■ Aim of the exercise:
Keep every line where the word "React" appears; drop the rest.

■ Data segment:
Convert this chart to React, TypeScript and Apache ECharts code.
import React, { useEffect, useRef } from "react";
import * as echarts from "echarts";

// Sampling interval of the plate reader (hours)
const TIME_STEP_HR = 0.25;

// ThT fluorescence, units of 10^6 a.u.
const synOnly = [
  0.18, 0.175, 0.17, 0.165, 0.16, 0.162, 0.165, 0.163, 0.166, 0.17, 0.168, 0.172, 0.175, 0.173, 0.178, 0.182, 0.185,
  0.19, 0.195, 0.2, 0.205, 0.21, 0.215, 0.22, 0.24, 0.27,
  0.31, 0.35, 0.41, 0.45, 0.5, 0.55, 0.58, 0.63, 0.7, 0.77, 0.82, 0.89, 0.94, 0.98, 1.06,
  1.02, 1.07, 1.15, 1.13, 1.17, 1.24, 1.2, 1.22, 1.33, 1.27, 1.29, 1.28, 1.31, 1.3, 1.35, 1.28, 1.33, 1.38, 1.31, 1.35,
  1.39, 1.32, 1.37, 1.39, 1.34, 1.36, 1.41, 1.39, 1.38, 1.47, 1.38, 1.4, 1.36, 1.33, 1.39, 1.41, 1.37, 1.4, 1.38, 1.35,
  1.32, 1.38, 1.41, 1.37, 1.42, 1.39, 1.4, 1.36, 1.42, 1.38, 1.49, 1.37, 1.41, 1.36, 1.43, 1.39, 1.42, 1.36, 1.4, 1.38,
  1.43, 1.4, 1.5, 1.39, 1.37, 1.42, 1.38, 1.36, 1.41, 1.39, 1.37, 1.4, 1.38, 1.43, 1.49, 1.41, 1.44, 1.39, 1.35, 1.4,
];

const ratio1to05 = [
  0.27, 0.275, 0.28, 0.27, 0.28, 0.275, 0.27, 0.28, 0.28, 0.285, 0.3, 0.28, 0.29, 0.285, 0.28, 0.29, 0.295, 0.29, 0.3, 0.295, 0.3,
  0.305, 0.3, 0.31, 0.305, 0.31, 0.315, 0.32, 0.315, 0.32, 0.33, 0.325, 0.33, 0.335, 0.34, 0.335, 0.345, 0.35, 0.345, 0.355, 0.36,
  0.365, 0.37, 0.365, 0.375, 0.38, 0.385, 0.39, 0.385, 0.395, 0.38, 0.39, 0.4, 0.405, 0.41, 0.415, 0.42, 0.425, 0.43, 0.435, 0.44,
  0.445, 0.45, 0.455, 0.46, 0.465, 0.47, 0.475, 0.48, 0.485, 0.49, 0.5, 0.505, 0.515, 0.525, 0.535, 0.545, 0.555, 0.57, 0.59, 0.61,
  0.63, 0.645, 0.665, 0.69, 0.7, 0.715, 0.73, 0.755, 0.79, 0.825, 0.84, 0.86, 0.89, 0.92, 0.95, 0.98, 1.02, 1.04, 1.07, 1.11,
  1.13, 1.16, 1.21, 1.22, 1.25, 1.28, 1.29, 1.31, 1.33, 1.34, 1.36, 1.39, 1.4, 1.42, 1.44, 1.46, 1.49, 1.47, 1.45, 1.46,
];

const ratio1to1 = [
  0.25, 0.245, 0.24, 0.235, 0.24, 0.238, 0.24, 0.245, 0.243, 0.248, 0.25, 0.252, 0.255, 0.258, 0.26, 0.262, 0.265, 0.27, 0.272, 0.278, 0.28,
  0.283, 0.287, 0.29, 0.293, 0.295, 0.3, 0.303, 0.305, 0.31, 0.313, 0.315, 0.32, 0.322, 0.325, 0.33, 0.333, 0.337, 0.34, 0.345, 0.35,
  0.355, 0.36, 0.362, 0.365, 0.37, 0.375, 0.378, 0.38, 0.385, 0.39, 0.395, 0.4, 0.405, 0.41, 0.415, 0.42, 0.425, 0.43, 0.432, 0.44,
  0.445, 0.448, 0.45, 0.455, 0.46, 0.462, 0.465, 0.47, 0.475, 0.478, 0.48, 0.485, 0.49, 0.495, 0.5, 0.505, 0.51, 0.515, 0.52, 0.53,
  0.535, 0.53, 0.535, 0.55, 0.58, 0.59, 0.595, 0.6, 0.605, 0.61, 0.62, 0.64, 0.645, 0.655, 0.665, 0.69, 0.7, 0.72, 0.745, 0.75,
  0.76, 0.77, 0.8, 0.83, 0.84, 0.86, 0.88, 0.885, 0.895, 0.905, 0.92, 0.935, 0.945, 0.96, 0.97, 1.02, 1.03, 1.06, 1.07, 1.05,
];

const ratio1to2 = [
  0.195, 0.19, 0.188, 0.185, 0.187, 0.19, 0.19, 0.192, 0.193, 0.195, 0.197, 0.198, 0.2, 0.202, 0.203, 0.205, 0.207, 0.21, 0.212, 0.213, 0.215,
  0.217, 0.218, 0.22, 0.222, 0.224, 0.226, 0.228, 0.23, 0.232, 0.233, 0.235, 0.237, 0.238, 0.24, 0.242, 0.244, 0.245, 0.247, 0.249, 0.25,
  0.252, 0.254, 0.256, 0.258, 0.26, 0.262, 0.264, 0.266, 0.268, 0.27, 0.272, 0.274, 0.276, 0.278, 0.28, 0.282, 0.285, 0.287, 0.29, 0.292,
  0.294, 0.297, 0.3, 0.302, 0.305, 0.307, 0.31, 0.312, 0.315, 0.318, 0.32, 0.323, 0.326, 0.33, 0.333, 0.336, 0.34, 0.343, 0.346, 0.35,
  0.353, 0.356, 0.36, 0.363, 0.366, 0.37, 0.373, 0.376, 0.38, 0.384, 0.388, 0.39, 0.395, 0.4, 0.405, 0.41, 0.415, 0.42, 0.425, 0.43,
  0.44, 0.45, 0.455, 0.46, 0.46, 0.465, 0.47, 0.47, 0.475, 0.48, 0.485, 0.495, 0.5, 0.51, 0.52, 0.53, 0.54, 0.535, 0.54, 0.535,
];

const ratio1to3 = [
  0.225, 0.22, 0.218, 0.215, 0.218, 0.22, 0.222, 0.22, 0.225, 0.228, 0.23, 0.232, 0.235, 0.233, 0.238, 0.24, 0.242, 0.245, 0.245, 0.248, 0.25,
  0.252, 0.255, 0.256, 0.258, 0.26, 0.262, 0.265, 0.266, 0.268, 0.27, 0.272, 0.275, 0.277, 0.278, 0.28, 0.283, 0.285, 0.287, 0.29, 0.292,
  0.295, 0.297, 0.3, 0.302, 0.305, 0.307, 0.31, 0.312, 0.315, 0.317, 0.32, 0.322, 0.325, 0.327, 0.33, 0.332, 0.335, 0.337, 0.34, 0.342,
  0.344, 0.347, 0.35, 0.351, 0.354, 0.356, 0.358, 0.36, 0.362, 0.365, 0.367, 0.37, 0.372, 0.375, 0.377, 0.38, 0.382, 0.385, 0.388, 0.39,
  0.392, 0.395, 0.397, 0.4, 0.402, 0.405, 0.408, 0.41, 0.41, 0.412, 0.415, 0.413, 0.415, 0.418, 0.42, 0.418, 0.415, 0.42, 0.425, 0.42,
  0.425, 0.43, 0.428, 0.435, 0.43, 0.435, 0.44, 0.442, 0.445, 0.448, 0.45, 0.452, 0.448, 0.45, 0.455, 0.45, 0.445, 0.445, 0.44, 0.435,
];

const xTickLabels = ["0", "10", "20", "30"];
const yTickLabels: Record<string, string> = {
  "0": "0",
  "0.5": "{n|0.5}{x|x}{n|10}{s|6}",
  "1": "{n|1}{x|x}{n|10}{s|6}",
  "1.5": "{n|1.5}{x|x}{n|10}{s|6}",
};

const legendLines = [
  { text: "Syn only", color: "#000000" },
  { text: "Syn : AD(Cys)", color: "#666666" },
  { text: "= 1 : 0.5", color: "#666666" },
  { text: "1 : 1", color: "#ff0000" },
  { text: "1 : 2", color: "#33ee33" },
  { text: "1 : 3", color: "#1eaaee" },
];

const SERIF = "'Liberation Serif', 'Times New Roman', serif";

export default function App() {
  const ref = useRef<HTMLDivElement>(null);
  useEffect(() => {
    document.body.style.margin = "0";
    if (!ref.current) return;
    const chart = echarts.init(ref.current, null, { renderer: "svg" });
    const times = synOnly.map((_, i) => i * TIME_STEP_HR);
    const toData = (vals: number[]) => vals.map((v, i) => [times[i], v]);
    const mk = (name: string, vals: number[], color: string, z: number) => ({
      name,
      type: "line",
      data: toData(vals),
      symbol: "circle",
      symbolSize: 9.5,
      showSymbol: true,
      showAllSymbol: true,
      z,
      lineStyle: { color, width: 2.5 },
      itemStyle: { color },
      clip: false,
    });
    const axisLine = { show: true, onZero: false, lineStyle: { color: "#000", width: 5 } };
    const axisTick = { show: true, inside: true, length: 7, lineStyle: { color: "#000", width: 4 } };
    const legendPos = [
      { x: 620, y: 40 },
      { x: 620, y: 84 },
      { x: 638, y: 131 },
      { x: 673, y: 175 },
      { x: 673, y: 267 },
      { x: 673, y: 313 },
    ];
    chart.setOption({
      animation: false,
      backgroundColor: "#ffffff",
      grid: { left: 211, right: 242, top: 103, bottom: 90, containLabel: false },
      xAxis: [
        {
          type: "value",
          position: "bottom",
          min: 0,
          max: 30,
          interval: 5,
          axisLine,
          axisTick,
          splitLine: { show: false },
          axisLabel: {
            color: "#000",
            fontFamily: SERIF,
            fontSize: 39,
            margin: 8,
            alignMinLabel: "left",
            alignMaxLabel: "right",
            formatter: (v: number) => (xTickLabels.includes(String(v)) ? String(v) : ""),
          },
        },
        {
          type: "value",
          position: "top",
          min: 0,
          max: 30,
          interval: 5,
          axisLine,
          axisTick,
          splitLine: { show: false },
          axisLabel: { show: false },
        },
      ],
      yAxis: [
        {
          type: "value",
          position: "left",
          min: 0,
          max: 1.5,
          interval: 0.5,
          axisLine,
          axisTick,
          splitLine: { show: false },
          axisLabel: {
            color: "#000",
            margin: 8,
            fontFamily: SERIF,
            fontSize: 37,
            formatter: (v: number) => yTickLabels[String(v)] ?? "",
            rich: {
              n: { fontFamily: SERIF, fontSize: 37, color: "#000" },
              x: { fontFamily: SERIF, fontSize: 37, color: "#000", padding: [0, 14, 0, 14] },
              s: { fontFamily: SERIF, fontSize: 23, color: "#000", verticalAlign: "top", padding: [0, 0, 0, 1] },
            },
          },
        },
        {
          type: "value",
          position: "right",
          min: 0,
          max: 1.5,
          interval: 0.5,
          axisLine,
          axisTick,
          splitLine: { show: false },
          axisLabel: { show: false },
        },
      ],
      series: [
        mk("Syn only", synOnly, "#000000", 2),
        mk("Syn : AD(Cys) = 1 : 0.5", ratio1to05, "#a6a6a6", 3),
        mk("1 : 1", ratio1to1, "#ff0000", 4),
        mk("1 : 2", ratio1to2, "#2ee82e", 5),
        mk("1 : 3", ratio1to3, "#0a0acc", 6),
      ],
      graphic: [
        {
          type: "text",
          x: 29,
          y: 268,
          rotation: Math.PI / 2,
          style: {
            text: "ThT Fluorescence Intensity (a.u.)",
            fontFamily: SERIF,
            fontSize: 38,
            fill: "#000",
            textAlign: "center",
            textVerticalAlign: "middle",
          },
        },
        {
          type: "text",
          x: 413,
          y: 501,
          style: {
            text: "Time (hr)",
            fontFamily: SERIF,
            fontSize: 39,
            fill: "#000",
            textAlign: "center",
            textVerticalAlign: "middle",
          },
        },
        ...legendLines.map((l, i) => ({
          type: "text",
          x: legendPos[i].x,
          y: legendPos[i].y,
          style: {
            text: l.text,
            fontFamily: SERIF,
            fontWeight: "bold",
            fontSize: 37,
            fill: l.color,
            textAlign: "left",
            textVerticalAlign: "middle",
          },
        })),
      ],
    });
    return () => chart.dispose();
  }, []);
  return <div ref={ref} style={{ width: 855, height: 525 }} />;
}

■ Task result:
Convert this chart to React, TypeScript and Apache ECharts code.
import React, { useEffect, useRef } from "react";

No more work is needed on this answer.